Es wird erzählt, Karl V. habe einmal gesagt, wenn Straßburg und Wien gleichzeitig von Feinden bedroht werden sollten, würde er zuerst Straßburg entsetzen. Als der Fall eintrat, stand ein schwächerer Fürst an der Spitze des Reiches, aber schwächer nicht nur durch seinen Charakter, sondern auch durch nicht von ihm verschuldete Umstände. Das Elsass hatte er verloren, die Aussicht, es wiederzugewinnen, war gering, das Schwergewicht Österreichs hatte sich nach dem Osten verlagert. Nachdem der unglückliche Friede von Nymwegen geschlossen war, in dem Leopold sogar die Stadt Freiburg im Breisgau, ein Kleinod seiner Krone, geopfert hatte, stand er wieder allein, mit dem militärisch wichtigen Kurfürsten von Brandenburg war er sogar verfeindet. Im Osten bereitete sich die Türkei zu einem großen Schlag vor.

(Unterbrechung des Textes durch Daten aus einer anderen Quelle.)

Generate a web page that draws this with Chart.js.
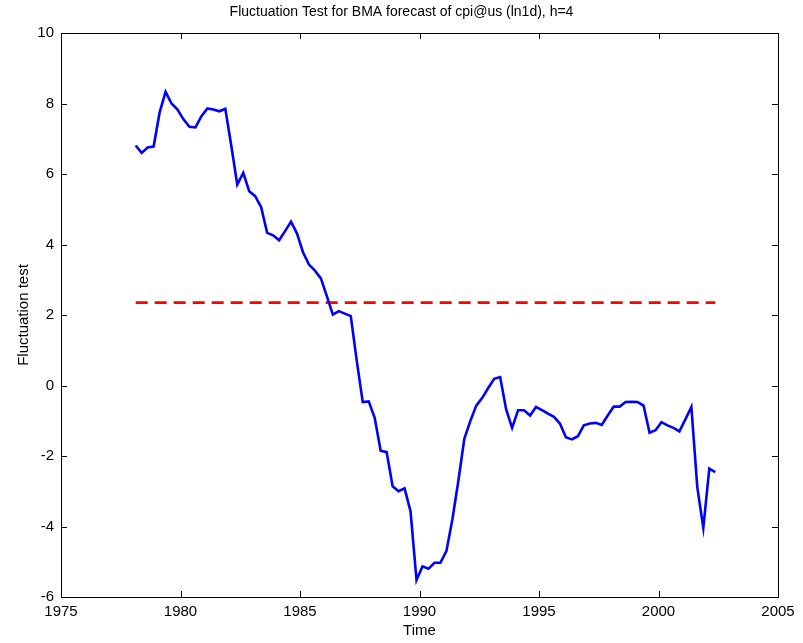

Ludwig XIV. hätte die heißbegehrte Reichsstadt Straßburg am liebsten durch Schmeichelei und Bestechung gewonnen. Wohl gab es in Straßburg seit mehr als 100 Jahren eine französische Partei, aber ausschlaggebend war sie nicht. Die Einwohner waren deutsch und wollten deutsch, wollten vor allem Reichsstädter bleiben, was sie auch im letzten Krieg durch die Tat bewiesen hatten. Die Reichsfreiheit war das Fundament ihres Wohlstandes und Ansehens; wie hätten sie darauf verzichten sollen! Sodann waren sie durchaus protestantisch. Die Stadt, die unter Führung des Stättmeisters Sturm und des Pfarrers Martin Butzer eine Säule der Reformation gewesen war, misstraute dem katholischen Frankreich.
Martin Butzer
Als im Herbst des Jahres 1681 französische Truppen sich um Straßburg zusammenzogen und ihre Absicht nicht mehr zu verkennen war, verbreitete sich Schrecken. Eine Aussicht auf Entsatz zeigte sich von keiner Seite. Ludwig hatte mit der Möglichkeit gerechnet, dass die evangelischen Orte der Eidgenossenschaft sich um der alten Bundesgenossin willen rühren würden; aber auch sie blieben still. Das Reich war wie gelähmt. Wohl brachte der Kaiser auf dem Reichstag eben damals eine neue Reichskriegsverfassung zustande; aber sie kam der bedrängten Reichsstadt nicht zugute. Der Magistrat war in großer Sorge, wie sich der notwendige Übergang an Frankreich vollziehen sollte, ohne dass es zu einem Aufruhr im Volk käme. Denn notwendig schien es, sich zu fügen, heroischer Untergang kam nicht in Betracht. Nicht einmal zu einem Tumult kam es; nach der Überlieferung verlangte ein einziges Männlein von 70 Jahren, ein Schneider, dass bis zum Tode für die Freiheit gekämpft werde. Er fand jedenfalls keinen Widerhall in der Bevölkerung: man ließ, wenn auch ungern, das Unvermeidliche geschehen.